Description:

Howe Julia

1pp AMS on watermarked cream stationery inscribed overall and signed by American author Julia Ward Howe (1819-1910) as “Julia Ward Howe” at bottom recto. With docket inscription verso. In near fine condition, with expected paper folds. Sheet measures 5.5” x 9.125”.

 

This 90+ word manuscript is part of a draft of a memorial tribute to Anne Lynch Botta (1815-1891). Like Howe, Botta was an accomplished poet in her own right, but she also hosted a significant New York literary salon that attracted many Romantic and Transcendental writers of the day.
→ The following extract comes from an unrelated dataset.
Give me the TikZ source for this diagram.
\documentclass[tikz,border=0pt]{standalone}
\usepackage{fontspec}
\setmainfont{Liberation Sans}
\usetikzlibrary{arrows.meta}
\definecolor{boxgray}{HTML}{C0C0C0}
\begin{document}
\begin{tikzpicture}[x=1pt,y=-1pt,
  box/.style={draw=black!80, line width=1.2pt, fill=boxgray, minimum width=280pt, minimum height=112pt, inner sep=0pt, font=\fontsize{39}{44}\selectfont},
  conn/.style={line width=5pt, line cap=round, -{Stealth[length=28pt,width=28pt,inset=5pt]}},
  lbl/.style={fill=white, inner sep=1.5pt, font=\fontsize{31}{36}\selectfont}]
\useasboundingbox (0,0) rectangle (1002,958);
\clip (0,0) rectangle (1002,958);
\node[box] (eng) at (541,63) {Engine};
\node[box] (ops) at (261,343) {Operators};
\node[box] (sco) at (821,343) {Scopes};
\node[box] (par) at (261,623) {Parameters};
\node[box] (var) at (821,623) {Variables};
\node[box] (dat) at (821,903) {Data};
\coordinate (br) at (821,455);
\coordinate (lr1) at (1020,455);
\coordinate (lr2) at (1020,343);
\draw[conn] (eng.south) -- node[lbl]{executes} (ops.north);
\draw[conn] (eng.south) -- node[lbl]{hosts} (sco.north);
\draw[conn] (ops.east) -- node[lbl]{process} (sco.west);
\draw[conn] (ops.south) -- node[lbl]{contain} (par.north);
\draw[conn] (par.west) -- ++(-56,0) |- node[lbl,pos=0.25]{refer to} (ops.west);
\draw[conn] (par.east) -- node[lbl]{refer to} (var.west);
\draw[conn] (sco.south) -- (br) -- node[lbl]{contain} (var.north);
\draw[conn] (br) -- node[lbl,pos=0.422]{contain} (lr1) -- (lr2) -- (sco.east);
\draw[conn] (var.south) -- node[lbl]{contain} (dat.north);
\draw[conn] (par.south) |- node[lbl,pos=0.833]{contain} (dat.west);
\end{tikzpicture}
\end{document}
Many of these intellectuals later contributed to her 1893 "Memoirs of Anne C. L. Botta: Written by Her Friends". Howe’s contribution was called “A Laurel Wreath”.

 

The purpose of this remembrance was twofold. On the one hand, Howe used the piece as an opportunity to mourn for her remarkable friend. But the piece must also be considered as a type of literary exercise, for Howe hoped that the eulogy would be published in its upcoming “memorial volume”. (It later was, on pages 58-59 of the first edition.)

 

Our manuscript portion reads in full:

 

“The malignant and idle gossip with which the great World overflows was not allowed to invade the borders of her domain. Where she presided, heavenly Charity had at least one representative. If this poor tribute to her many merits should appear to you to deserve a place in your memorial volume, I shall be glad to have it appear as a testimony to my affectionate remembrance of one on whose grave I would willingly place the civic wreath as well as the Poet’s laurel. Yours with ? sympathy, Julia Ward Howe”.

 

We are missing the beginning of Howe’s “A Laurel Wreath”, which describes Mrs. Botta’s salon. In the beginning of “A Laurel Wreath”, Howe writes: “I now still do behold her [Mrs. Botta] as I have so often seen her, surrounded by the excellent company which she so well knew how to gather about her, herself the much-endeared center of an appreciating circle …”.

 

Julia Ward Howe is best known for her poem the “Battle Hymn of the Republic”, written during the first year of the Civil War. Howe’s tribute to fellow writer Anne Botta was penned some thirty years later.